The restaurants that consistently win with influencer marketing aren’t chasing reach. They’re building local trust, one relationship at a time. A micro-influencer who genuinely loves your food and comes back every few months carries more weight than any sponsored mega-post. Their followers know them. They trust their taste.
This mindset shift changes how you evaluate success. Stop asking “how many views did that get?” and start asking “how many of those viewers live within five miles of my restaurant?” Real-world foot traffic from a highly local, engaged audience beats vanity metrics every time. Pairing this approach with event-driven influencer successes creates moments worth sharing that also build genuine community loyalty.
Leverage expert support for your next influencer campaign
Influencer marketing works best when it’s connected to your full marketing ecosystem, not running as a one-off experiment. At Sorbey, we help restaurant owners in major U.S. cities build influencer programs that are sourced strategically, contracted properly, and tracked for real ROI.

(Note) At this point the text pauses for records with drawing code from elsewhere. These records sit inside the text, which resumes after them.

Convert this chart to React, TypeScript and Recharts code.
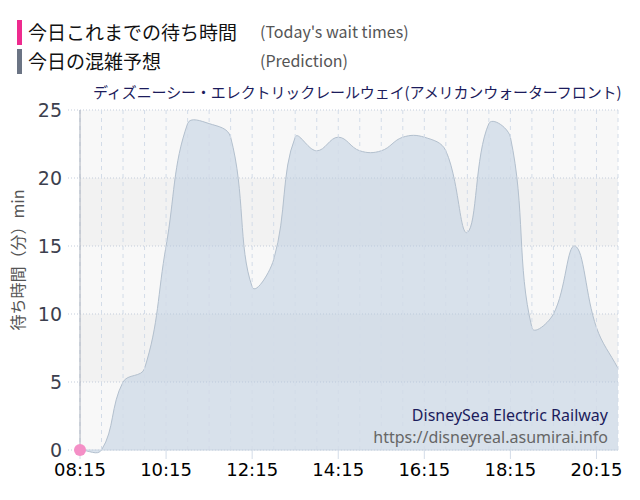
import React from "react";
import {
  ComposedChart,
  Area,
  Line,
  XAxis,
  YAxis,
  CartesianGrid,
  ReferenceLine,
} from "recharts";

// half-hour slots of the day
const times = [
  "08:15", "08:45", "09:15", "09:45", "10:15", "10:45", "11:15", "11:45",
  "12:15", "12:45", "13:15", "13:45", "14:15", "14:45", "15:15", "15:45",
  "16:15", "16:45", "17:15", "17:45", "18:15", "18:45", "19:15", "19:45",
  "20:15", "20:45",
];
// 今日の混雑予想 (prediction, minutes)
const predicted = [
  0, 0, 5, 6, 15, 24, 24, 23, 12, 14, 23, 22, 23, 22, 22, 23, 23, 22, 16, 24,
  23, 9, 10, 15, 9, 6,
];
// 今日これまでの待ち時間 (only the first slot so far)
const actual = [0];

const xTickLabels = ["08:15", "10:15", "12:15", "14:15", "16:15", "18:15", "20:15"];
const yTicks = [0, 5, 10, 15, 20, 25];

const toMin = (t: string) => {
  const [h, m] = t.split(":").map(Number);
  return h * 60 + m;
};
const fmt = (v: number) =>
  `${String(Math.floor(v / 60)).padStart(2, "0")}:${String(v % 60).padStart(2, "0")}`;

const data = times.map((t, i) => ({
  t: toMin(t),
  pred: predicted[i],
  actual: i < actual.length ? actual[i] : null,
}));

// distance-weighted spline with tension 0.4, the same smoothing the site uses
const TENSION = 0.4;
class TensionSpline {
  _context: any;
  _line: number = NaN;
  _pts: number[][] = [];
  constructor(context: any) {
    this._context = context;
  }
  areaStart() {
    this._line = 0;
  }
  areaEnd() {
    this._line = NaN;
  }
  lineStart() {
    this._pts = [];
  }
  point(x: number, y: number) {
    this._pts.push([+x, +y]);
  }
  lineEnd() {
    const p = this._pts;
    const c = this._context;
    const n = p.length;
    if (n) {
      if (this._line) c.lineTo(p[0][0], p[0][1]);
      else c.moveTo(p[0][0], p[0][1]);
      const prevCp: number[][] = [];
      const nextCp: number[][] = [];
      for (let i = 0; i < n; i++) {
        const [x, y] = p[i];
        const [px, py] = p[i - 1] || p[i];
        const [nx, ny] = p[i + 1] || p[i];
        const d01 = Math.hypot(x - px, y - py);
        const d12 = Math.hypot(nx - x, ny - y);
        let s01 = d01 / (d01 + d12);
        let s12 = d12 / (d01 + d12);
        if (!isFinite(s01)) s01 = 0;
        if (!isFinite(s12)) s12 = 0;
        const fa = TENSION * s01;
        const fb = TENSION * s12;
        prevCp[i] = [x - fa * (nx - px), y - fa * (ny - py)];
        nextCp[i] = [x + fb * (nx - px), y + fb * (ny - py)];
      }
      for (let i = 1; i < n; i++) {
        c.bezierCurveTo(
          nextCp[i - 1][0], nextCp[i - 1][1],
          prevCp[i][0], prevCp[i][1],
          p[i][0], p[i][1]
        );
      }
    }
    if (this._line || (this._line !== 0 && n === 1)) c.closePath();
    this._line = 1 - this._line;
  }
}
const smoothCurve = (context: any) => new TensionSpline(context);

const jp = '"Noto Sans CJK JP", "Noto Sans", sans-serif';

export default function App() {
  return (
    <div
      style={{
        position: "absolute",
        left: 0,
        top: 0,
        width: 640,
        height: 500,
        background: "#fff",
        fontFamily: jp,
      }}
    >
      {/* legend */}
      <div style={{ position: "absolute", left: 17, top: 20, width: 5, height: 25, background: "#ee2a8e" }} />
      <div style={{ position: "absolute", left: 28, top: 22, fontSize: 19, lineHeight: "20px", color: "#111" }}>
        今日これまでの待ち時間
      </div>
      <div style={{ position: "absolute", left: 260, top: 22, fontSize: 16, lineHeight: "18px", color: "#555" }}>
        (Today's wait times)
      </div>
      <div style={{ position: "absolute", left: 17, top: 49, width: 5, height: 25, background: "#6b7484" }} />
      <div style={{ position: "absolute", left: 28, top: 51, fontSize: 19, lineHeight: "20px", color: "#111" }}>
        今日の混雑予想
      </div>
      <div style={{ position: "absolute", left: 260, top: 51, fontSize: 16, lineHeight: "18px", color: "#555" }}>
        (Prediction)
      </div>

      {/* title */}
      <div style={{ position: "absolute", left: 93, top: 83, fontSize: 15, lineHeight: "18px", color: "#1c1c5c", letterSpacing: -0.1 }}>
        ディズニーシー・エレクトリックレールウェイ(アメリカンウォーターフロント)
      </div>

      {/* y axis label */}
      <div
        style={{
          position: "absolute",
          left: 17,
          top: 260,
          transform: "translate(-50%, -50%) rotate(-90deg)",
          whiteSpace: "nowrap",
          fontSize: 16,
          lineHeight: "18px",
          color: "#555",
        }}
      >
        待ち時間（分）min
      </div>

      <div style={{ position: "absolute", left: 0, top: 0 }}>
        <ComposedChart
          width={640}
          height={500}
          data={data}
          margin={{ top: 110, right: 22, left: 20, bottom: 0 }}
        >
          <CartesianGrid
            vertical={false}
            stroke="#c4cddb"
            strokeDasharray="1 2"
            fill="#f8f8f8"
            horizontalFill={["#f8f8f8", "#f2f2f2"]}
          />
          {times.map((t) => (
            <ReferenceLine
              key={t}
              x={toMin(t)}
              stroke="#d3dce8"
              strokeDasharray="4 4"
            />
          ))}
          <XAxis
            dataKey="t"
            type="number"
            domain={[toMin(times[0]), toMin(times[times.length - 1])]}
            ticks={xTickLabels.map(toMin)}
            tickFormatter={fmt}
            height={50}
            tickSize={9}
            tickMargin={4}
            axisLine={{ stroke: "#ccd6e2" }}
            tickLine={{ stroke: "#d3dce8" }}
            tick={{ fontSize: 18, fill: "#000", fontFamily: '"DejaVu Sans", sans-serif' }}
          />
          <YAxis
            domain={[0, 25]}
            ticks={yTicks}
            width={60}
            tickSize={12}
            tickMargin={6}
            axisLine={{ stroke: "#a9b0bc" }}
            tickLine={{ stroke: "#c4cddb", strokeDasharray: "1 2" }}
            tick={{ fontSize: 19, fill: "#3c3f4e", fontFamily: '"DejaVu Sans", sans-serif' }}
          />
          <Area
            type={smoothCurve as any}
            dataKey="pred"
            stroke="#b3c0ce"
            strokeWidth={1}
            fill="#b8cadd"
            fillOpacity={0.5}
            isAnimationActive={false}
          />
          <Line
            dataKey="actual"
            stroke="#f48fc6"
            dot={{ r: 6, fill: "#f48fc6", stroke: "none" }}
            isAnimationActive={false}
          />
        </ComposedChart>
      </div>

      {/* watermark */}
      <div
        style={{
          position: "absolute",
          right: 32,
          top: 404,
          textAlign: "right",
          fontFamily: '"Noto Sans", sans-serif',
          fontSize: 16,
          lineHeight: "22px",
        }}
      >
        <div style={{ color: "#1c1c5c" }}>DisneySea Electric Railway</div>
        <div style={{ color: "#666" }}>https://disneyreal.asumirai.info</div>
      </div>
    </div>
  );
}
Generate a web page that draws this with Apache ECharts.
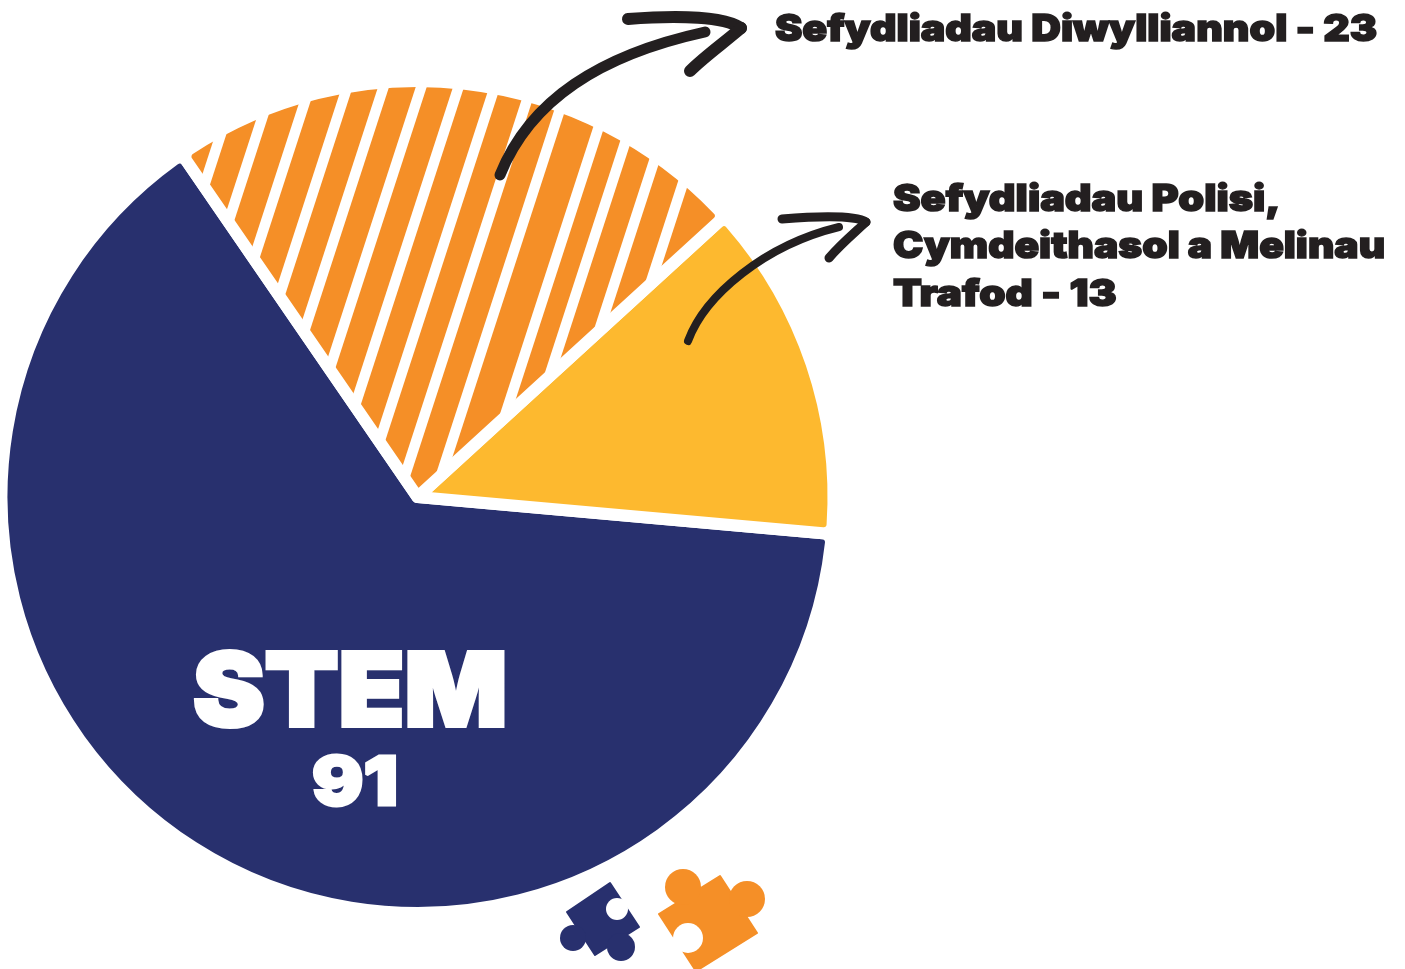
<!DOCTYPE html>
<html>
<head>
<meta charset="utf-8">
<title>STEM</title>
<script src="https://cdn.jsdelivr.net/npm/echarts@6/dist/echarts.min.js"></script>
<style>
  html, body { margin: 0; padding: 0; background: #fff; }
  #chart { width: 1405px; height: 969px; }
</style>
</head>
<body>
<div id="chart"></div>
<script>
// share of the circle each slice takes in the picture (%), going counter-clockwise
let categories = ['STEM', 'Sefydliadau Polisi, Cymdeithasol a Melinau Trafod', 'Sefydliadau Diwylliannol'];
let sliceShares = [64, 13.2, 22.8];
// numbers printed on the labels
let printedCounts = [91, 13, 23];
let sliceColors = ['#28306E', '#FDB92F', '#F58F27'];

let ink = '#231F20';
let heavy = '900 37px Inter, sans-serif';

// orange/white diagonal stripes for the third slice, they are not evenly spaced
let stripeFill = function () {
  let starts = [259, 295, 332.5, 370, 406.3, 444, 481.3, 517.5, 554, 590, 634.5, 666, 701, 737];
  let c = document.createElement('canvas');
  c.width = 900;
  c.height = 600;
  let ctx = c.getContext('2d');
  ctx.fillStyle = sliceColors[2];
  ctx.fillRect(0, 0, 900, 600);
  ctx.fillStyle = '#fff';
  starts.forEach(function (x) {
    ctx.beginPath();
    ctx.moveTo(x, 0);
    ctx.lineTo(x + 11, 0);
    ctx.lineTo(x + 11 - 195, 600);
    ctx.lineTo(x - 195, 600);
    ctx.closePath();
    ctx.fill();
  });
  return c;
};

let curve = function (x1, y1, cpx1, cpy1, cpx2, cpy2, x2, y2, width) {
  return {
    type: 'bezierCurve',
    z: 100,
    silent: true,
    shape: {x1: x1, y1: y1, cpx1: cpx1, cpy1: cpy1, cpx2: cpx2, cpy2: cpy2, x2: x2, y2: y2},
    style: {stroke: ink, lineWidth: width, lineCap: 'round', fill: null}
  };
};

let text = function (str, x, y, font, color, stretch, weight) {
  return {
    type: 'text',
    z: 100,
    silent: true,
    x: x,
    y: y,
    scaleX: stretch,
    style: {
      x: 0, y: 0, text: str, font: font, fill: color,
      stroke: color, lineWidth: weight, lineJoin: 'round',
      textAlign: 'left', textVerticalAlign: 'bottom'
    }
  };
};

let blob = function (cx, cy, r, color) {
  return {type: 'circle', z: 100, silent: true, shape: {cx: cx, cy: cy, r: r}, style: {fill: color}};
};

let body = function (points, color) {
  return {
    type: 'polygon',
    z: 100,
    silent: true,
    shape: {points: points},
    style: {fill: color, stroke: color, lineWidth: 2, lineJoin: 'round'}
  };
};

let option = {
  backgroundColor: '#fff',
  animation: false,
  series: [
    {
      type: 'pie',
      center: [417.5, 497],
      radius: [0, 416],
      startAngle: 124.5,
      clockwise: false,
      silent: true,
      label: {show: false},
      labelLine: {show: false},
      itemStyle: {borderColor: '#fff', borderWidth: 12, borderRadius: 9},
      data: categories.map(function (name, i) {
        return {
          name: name,
          value: sliceShares[i],
          itemStyle: {color: i === 2 ? {image: stripeFill(), repeat: 'no-repeat'} : sliceColors[i]}
        };
      })
    }
  ],
  graphic: {
    elements: [
      // arrow to the striped slice
      curve(500, 175, 530, 100, 600, 55, 705, 32, 11),
      curve(628, 19, 680, 15, 725, 17, 741, 28, 12),
      curve(741, 28, 725, 42, 705, 56, 690, 71, 12),
      // arrow to the yellow slice
      curve(688, 341, 705, 295, 765, 245, 839, 227, 8),
      curve(782, 219, 820, 216, 855, 215, 866, 222, 9),
      curve(866, 222, 852, 235, 840, 245, 829, 258, 9),

      text(categories[2] + ' - ' + printedCounts[2], 775, 48, heavy, ink, 1.11, 1.5),
      text('Sefydliadau Polisi,', 893, 218, heavy, ink, 1.12, 1.5),
      text('Cymdeithasol a Melinau', 893, 265, heavy, ink, 1.1, 1.5),
      text('Trafod - ' + printedCounts[1], 893, 313, heavy, ink, 1.14, 1.5),
      text(categories[0], 193, 746, '900 102px Inter, sans-serif', '#fff', 1.055, 4),
      text(String(printedCounts[0]), 312, 819, '900 68px Inter, sans-serif', '#fff', 1.12, 3),

      // puzzle pieces
      body([[567, 912], [610, 883], [639, 927], [595, 955]], sliceColors[0]),
      blob(573, 938, 13, sliceColors[0]),
      blob(621, 947, 14, sliceColors[0]),
      blob(617, 909, 11, '#fff'),
      body([[659, 914], [720, 876], [757, 933], [696, 971]], sliceColors[2]),
      blob(683, 887, 18, sliceColors[2]),
      blob(747, 899, 18, sliceColors[2]),
      blob(688, 938, 15, '#fff')
    ]
  }
};

let myChart = echarts.init(document.getElementById('chart'));
myChart.setOption(option);
</script>
</body>
</html>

From finding the right local influencers and providing contract templates to integrating campaign results into your broader growth strategy, our restaurant marketing services are built specifically for operators like you. See how we’ve helped restaurants grow through influencer partnerships by reviewing our influencer campaign case study. Ready to stop guessing and start growing? Book a consultation with our team today.
Frequently asked questions
How do I choose the right influencer for my restaurant?
Look for micro- or nano-influencers with strong local engagement who align with your brand’s image and values. Hyper-local micro and nano-influencers in your city consistently outperform broader accounts for driving actual visits.
What’s the average cost to hire a micro-influencer in 2026?
Micro-influencer rates typically range from $400 to $2,000 per video in 2026, depending on platform and local market. Nano-influencer rates start lower at $100 to $400 per TikTok video.
How can I track the ROI of an influencer campaign?
Use unique promo codes, custom tracking links, and measure increases in visits or orders tied to influencer posts. Defining SMART campaign goals before launch makes measuring results straightforward.
Are there risks to working with influencers?
Yes, misalignment or disrespectful handling can cause public backlash or “deinfluencing,” which seriously harms your reputation. One high-profile shaming incident reached over 20 million people and shut down a restaurant.